The input –
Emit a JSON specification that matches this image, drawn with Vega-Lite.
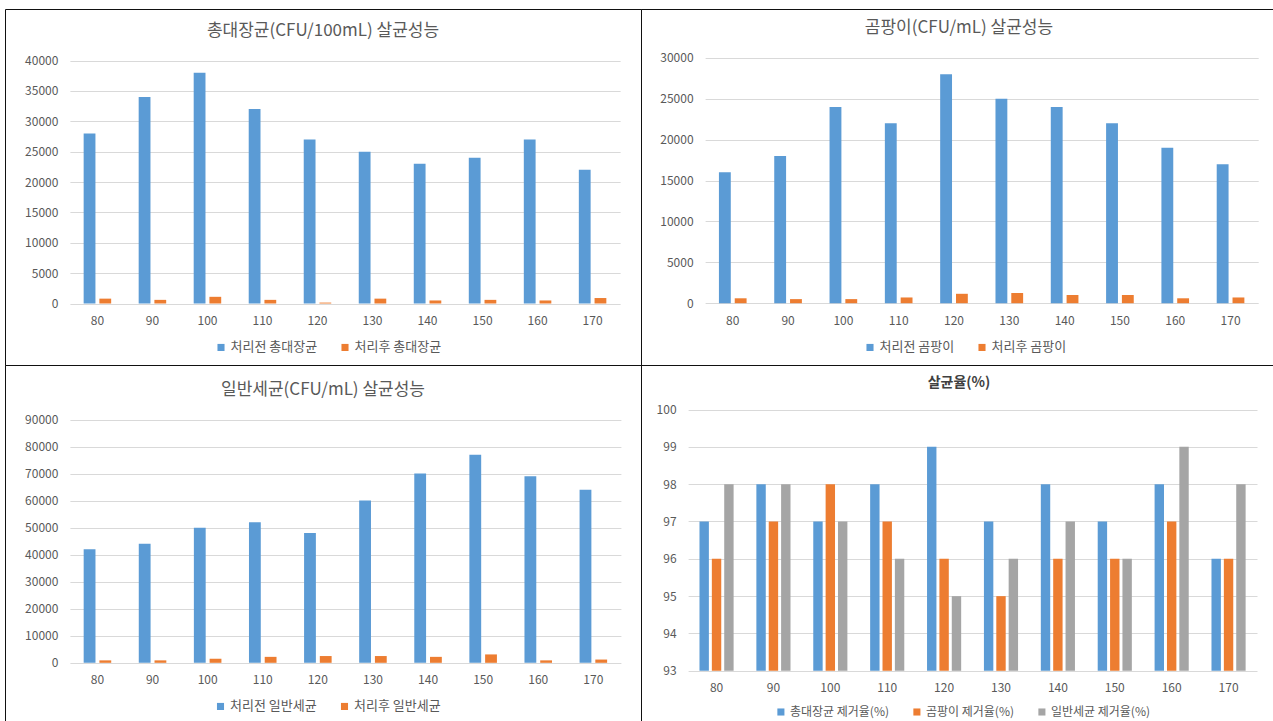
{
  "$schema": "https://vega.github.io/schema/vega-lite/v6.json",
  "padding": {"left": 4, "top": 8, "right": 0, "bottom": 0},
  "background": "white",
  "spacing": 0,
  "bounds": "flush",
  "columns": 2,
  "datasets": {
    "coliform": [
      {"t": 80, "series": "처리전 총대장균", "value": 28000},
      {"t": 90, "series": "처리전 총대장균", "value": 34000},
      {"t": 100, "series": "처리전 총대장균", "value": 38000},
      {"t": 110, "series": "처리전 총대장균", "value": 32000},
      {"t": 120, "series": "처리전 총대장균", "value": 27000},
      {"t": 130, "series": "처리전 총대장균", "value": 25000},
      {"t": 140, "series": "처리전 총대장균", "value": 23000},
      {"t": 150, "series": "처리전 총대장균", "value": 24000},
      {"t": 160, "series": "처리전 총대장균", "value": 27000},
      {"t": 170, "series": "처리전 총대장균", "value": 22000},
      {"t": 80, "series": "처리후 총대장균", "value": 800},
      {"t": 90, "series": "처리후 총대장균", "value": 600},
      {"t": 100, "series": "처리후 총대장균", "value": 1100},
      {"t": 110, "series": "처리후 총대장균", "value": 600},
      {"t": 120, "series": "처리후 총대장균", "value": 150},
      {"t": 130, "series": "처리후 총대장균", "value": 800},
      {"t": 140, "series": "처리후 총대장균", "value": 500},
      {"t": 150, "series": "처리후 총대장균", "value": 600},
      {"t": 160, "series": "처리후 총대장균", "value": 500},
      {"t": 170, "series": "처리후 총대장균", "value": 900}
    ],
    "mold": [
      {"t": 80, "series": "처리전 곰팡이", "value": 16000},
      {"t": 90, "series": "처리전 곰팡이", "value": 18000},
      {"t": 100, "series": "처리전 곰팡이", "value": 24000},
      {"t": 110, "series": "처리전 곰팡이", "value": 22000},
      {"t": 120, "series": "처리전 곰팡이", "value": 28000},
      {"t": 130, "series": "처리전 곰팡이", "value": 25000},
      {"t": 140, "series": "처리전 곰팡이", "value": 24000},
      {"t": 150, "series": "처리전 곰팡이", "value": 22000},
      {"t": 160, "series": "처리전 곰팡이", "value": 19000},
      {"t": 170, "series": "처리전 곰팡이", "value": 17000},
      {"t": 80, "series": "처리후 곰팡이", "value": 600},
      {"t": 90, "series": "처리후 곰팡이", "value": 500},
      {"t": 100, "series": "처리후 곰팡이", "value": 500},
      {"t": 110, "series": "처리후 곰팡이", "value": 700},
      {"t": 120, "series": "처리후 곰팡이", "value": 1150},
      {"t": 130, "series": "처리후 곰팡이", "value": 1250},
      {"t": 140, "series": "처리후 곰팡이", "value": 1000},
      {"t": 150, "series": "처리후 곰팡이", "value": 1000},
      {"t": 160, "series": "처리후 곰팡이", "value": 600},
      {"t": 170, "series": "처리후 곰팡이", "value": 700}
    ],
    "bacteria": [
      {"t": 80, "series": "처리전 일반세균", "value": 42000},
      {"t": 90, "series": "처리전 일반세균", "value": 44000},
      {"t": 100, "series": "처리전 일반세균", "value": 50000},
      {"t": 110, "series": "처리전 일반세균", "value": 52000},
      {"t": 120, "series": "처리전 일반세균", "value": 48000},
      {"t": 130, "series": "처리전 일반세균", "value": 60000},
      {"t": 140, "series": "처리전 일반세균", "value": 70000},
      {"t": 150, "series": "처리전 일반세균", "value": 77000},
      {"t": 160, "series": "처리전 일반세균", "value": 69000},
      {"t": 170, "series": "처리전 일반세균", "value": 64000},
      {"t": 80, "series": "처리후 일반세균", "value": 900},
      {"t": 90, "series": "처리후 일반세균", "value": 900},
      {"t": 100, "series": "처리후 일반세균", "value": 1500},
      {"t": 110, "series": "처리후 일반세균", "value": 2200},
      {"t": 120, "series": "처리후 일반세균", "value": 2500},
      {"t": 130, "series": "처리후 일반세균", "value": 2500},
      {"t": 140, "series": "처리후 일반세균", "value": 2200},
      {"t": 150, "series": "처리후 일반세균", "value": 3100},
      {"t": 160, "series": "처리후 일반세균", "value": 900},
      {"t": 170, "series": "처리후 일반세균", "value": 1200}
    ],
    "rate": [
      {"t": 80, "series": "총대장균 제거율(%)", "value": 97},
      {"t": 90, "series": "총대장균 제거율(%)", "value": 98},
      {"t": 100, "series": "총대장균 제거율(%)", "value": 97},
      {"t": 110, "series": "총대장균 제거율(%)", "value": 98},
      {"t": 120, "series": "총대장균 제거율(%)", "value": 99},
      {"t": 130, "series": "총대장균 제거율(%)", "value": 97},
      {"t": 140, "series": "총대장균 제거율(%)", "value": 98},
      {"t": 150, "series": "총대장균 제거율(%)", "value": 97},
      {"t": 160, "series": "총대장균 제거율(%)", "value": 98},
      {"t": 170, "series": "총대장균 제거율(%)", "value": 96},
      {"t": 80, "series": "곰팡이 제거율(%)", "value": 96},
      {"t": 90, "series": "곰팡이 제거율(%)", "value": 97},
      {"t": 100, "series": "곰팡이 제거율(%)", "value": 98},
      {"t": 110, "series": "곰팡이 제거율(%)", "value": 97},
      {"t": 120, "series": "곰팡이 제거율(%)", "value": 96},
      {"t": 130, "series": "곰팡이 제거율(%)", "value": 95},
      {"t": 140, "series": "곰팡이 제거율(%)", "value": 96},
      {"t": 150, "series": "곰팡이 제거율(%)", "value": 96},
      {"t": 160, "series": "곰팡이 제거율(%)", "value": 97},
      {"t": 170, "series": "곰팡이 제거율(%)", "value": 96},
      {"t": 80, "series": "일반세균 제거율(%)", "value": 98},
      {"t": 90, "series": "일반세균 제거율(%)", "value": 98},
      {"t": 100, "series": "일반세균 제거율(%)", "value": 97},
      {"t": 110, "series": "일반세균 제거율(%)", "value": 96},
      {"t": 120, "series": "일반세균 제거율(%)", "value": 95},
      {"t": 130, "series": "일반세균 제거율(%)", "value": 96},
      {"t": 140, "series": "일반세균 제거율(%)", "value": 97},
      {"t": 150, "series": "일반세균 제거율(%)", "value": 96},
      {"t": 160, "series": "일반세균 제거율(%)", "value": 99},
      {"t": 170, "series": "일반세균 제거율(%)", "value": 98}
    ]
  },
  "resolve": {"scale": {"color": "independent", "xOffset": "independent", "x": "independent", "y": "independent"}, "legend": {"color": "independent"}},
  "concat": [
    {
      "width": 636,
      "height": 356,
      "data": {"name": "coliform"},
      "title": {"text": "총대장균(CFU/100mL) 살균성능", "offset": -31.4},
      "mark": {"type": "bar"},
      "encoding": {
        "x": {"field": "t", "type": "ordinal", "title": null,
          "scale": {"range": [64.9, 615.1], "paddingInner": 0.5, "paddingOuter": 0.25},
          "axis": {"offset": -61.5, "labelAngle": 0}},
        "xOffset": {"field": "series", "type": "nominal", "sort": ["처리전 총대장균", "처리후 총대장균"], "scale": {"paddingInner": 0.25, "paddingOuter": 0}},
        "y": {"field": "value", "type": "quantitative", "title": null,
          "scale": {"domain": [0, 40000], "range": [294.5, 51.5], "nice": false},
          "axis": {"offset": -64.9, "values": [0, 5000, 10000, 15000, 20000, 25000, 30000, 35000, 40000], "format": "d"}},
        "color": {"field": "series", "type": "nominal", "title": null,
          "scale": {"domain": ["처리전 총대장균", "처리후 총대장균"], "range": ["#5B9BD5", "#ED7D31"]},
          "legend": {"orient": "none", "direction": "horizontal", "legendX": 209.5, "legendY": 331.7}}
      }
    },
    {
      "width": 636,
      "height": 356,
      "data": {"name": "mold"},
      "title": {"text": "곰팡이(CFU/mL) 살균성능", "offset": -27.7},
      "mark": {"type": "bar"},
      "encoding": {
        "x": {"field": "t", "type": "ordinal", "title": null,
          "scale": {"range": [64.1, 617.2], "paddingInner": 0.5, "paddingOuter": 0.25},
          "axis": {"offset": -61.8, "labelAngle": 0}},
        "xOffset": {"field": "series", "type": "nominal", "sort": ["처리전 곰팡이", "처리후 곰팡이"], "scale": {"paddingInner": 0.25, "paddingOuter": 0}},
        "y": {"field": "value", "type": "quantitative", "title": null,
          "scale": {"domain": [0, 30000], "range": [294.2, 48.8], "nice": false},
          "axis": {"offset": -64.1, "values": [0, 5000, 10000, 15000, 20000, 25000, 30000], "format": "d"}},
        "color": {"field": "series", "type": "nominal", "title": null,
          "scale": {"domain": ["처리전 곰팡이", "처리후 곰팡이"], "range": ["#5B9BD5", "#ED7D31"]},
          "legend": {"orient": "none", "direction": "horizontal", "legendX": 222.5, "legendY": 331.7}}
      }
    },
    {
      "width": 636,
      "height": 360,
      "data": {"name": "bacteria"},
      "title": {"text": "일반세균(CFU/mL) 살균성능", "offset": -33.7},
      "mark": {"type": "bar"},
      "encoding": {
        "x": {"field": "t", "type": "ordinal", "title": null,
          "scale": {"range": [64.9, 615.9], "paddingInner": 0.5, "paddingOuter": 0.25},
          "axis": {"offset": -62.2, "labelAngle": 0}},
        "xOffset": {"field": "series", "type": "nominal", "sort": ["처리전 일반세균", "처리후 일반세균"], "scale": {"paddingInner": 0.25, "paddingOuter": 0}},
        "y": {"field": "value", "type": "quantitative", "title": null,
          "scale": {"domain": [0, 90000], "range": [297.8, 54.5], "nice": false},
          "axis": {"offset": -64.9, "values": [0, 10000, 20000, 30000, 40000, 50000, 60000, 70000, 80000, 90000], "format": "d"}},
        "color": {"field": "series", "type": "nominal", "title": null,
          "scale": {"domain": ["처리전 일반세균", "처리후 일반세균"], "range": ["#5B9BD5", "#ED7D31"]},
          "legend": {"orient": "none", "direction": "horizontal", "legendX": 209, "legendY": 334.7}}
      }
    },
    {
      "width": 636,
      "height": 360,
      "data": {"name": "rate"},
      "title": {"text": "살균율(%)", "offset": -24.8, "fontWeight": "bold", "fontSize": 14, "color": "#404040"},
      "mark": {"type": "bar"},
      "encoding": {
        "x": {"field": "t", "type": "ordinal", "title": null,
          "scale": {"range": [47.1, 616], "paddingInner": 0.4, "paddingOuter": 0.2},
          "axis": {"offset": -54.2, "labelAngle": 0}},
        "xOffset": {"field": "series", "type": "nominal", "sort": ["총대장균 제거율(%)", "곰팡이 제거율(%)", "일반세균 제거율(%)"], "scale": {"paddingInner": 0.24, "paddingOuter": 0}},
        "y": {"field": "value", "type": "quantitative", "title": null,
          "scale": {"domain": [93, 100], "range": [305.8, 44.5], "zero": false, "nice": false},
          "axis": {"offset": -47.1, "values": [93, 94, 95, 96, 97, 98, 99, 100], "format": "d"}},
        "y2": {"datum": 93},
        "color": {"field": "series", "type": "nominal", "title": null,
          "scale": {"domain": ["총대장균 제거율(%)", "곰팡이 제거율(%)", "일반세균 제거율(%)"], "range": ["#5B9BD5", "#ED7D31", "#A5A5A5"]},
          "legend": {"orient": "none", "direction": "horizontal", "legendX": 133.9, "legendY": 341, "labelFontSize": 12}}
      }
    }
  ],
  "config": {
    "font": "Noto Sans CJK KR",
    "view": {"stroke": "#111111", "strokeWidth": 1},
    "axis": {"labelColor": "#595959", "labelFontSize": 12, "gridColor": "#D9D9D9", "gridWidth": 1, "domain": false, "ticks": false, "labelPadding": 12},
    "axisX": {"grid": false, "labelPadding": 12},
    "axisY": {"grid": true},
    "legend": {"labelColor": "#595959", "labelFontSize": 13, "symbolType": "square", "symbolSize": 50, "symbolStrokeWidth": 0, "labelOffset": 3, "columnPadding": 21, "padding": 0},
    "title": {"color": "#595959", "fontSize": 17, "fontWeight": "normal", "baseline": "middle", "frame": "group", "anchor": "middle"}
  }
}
...
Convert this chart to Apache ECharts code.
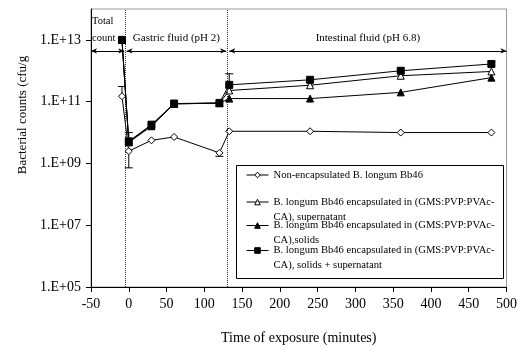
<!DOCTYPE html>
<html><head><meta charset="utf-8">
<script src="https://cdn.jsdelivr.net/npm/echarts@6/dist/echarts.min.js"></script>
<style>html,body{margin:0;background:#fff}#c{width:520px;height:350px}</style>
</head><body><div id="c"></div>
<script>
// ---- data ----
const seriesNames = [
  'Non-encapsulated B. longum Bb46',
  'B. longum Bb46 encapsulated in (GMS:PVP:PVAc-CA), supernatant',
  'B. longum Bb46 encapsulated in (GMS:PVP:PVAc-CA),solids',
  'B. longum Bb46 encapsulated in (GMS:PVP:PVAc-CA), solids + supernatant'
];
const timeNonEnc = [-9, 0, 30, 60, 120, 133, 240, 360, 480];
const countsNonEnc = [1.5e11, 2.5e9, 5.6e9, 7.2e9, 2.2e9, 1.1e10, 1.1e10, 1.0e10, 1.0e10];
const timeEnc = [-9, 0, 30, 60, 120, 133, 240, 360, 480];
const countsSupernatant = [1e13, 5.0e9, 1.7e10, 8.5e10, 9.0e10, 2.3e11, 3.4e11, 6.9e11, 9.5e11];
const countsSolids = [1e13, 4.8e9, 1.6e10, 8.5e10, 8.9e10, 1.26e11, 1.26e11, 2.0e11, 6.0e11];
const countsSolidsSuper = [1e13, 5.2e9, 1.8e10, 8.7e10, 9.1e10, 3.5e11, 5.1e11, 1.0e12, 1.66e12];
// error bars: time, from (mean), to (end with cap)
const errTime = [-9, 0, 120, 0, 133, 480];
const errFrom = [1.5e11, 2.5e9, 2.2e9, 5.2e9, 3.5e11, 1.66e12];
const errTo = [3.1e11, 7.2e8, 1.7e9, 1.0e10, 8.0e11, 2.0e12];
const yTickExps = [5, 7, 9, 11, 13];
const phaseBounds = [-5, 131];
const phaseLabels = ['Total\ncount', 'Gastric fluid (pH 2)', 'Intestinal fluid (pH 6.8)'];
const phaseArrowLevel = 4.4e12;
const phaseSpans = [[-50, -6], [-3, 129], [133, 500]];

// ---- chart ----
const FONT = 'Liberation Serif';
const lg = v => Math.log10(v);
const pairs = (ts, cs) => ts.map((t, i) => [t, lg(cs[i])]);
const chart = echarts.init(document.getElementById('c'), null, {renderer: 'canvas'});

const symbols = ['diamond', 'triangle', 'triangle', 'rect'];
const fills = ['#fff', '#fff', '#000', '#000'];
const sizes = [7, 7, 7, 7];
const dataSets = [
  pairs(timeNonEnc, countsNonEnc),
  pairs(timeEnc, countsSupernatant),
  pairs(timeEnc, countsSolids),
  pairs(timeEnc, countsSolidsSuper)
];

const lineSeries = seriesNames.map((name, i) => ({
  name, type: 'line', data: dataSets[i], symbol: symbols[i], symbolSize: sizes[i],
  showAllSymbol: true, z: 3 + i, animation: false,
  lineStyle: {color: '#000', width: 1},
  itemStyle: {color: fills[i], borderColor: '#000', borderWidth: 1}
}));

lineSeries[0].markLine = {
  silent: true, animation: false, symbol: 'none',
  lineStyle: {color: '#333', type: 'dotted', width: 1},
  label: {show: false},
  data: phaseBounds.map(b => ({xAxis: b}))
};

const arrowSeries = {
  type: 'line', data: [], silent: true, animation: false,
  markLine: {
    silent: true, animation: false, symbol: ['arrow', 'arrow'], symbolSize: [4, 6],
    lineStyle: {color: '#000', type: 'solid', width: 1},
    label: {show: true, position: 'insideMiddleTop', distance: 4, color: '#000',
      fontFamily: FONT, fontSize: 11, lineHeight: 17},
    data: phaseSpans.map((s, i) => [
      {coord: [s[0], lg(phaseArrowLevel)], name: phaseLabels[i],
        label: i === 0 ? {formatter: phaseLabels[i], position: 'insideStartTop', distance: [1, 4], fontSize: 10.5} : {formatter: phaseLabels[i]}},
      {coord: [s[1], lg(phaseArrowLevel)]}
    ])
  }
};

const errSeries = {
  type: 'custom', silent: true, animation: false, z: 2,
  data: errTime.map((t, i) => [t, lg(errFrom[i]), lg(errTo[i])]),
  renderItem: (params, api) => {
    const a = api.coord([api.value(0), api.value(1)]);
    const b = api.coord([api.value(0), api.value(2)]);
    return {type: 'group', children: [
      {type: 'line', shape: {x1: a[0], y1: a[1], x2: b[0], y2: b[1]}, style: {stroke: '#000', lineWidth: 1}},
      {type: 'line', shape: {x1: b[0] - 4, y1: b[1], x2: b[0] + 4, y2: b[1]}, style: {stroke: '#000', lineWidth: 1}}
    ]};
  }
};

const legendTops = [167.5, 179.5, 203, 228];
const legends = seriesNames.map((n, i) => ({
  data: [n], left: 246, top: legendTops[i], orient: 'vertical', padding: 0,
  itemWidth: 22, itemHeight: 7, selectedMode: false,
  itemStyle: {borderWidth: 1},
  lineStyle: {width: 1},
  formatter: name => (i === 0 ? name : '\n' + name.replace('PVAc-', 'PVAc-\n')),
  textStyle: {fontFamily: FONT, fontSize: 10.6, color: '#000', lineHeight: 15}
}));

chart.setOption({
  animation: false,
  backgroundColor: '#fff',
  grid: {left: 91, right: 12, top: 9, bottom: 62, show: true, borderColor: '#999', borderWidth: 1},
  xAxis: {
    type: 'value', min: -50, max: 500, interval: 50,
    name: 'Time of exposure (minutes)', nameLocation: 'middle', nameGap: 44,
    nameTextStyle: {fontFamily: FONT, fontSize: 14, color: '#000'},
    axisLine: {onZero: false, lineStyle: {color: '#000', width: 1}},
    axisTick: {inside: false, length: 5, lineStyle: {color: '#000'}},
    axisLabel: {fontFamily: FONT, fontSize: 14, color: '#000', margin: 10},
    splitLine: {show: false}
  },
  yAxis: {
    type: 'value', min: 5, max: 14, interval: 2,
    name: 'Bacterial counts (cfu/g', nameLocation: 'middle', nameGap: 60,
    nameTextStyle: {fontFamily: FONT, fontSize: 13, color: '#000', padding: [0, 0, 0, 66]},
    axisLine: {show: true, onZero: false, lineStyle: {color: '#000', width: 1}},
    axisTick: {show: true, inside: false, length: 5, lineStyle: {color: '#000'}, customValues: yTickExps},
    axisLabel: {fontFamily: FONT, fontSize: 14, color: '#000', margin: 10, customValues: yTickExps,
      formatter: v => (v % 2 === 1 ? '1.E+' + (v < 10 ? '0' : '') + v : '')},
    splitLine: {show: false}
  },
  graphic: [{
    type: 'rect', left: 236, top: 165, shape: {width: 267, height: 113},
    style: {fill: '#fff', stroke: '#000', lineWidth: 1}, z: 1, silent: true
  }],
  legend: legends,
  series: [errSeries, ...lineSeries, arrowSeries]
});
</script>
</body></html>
...
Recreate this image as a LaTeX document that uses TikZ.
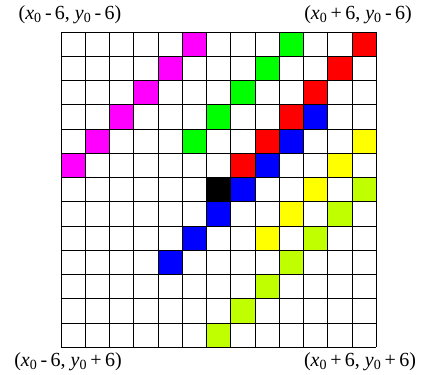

Exercise instructions –
Reproduce each line holding the word "that".

Exercise answer –
Emit a JSON specification that matches this image, drawn with Vega-Lite.
Recreate this image as a LaTeX document that uses TikZ.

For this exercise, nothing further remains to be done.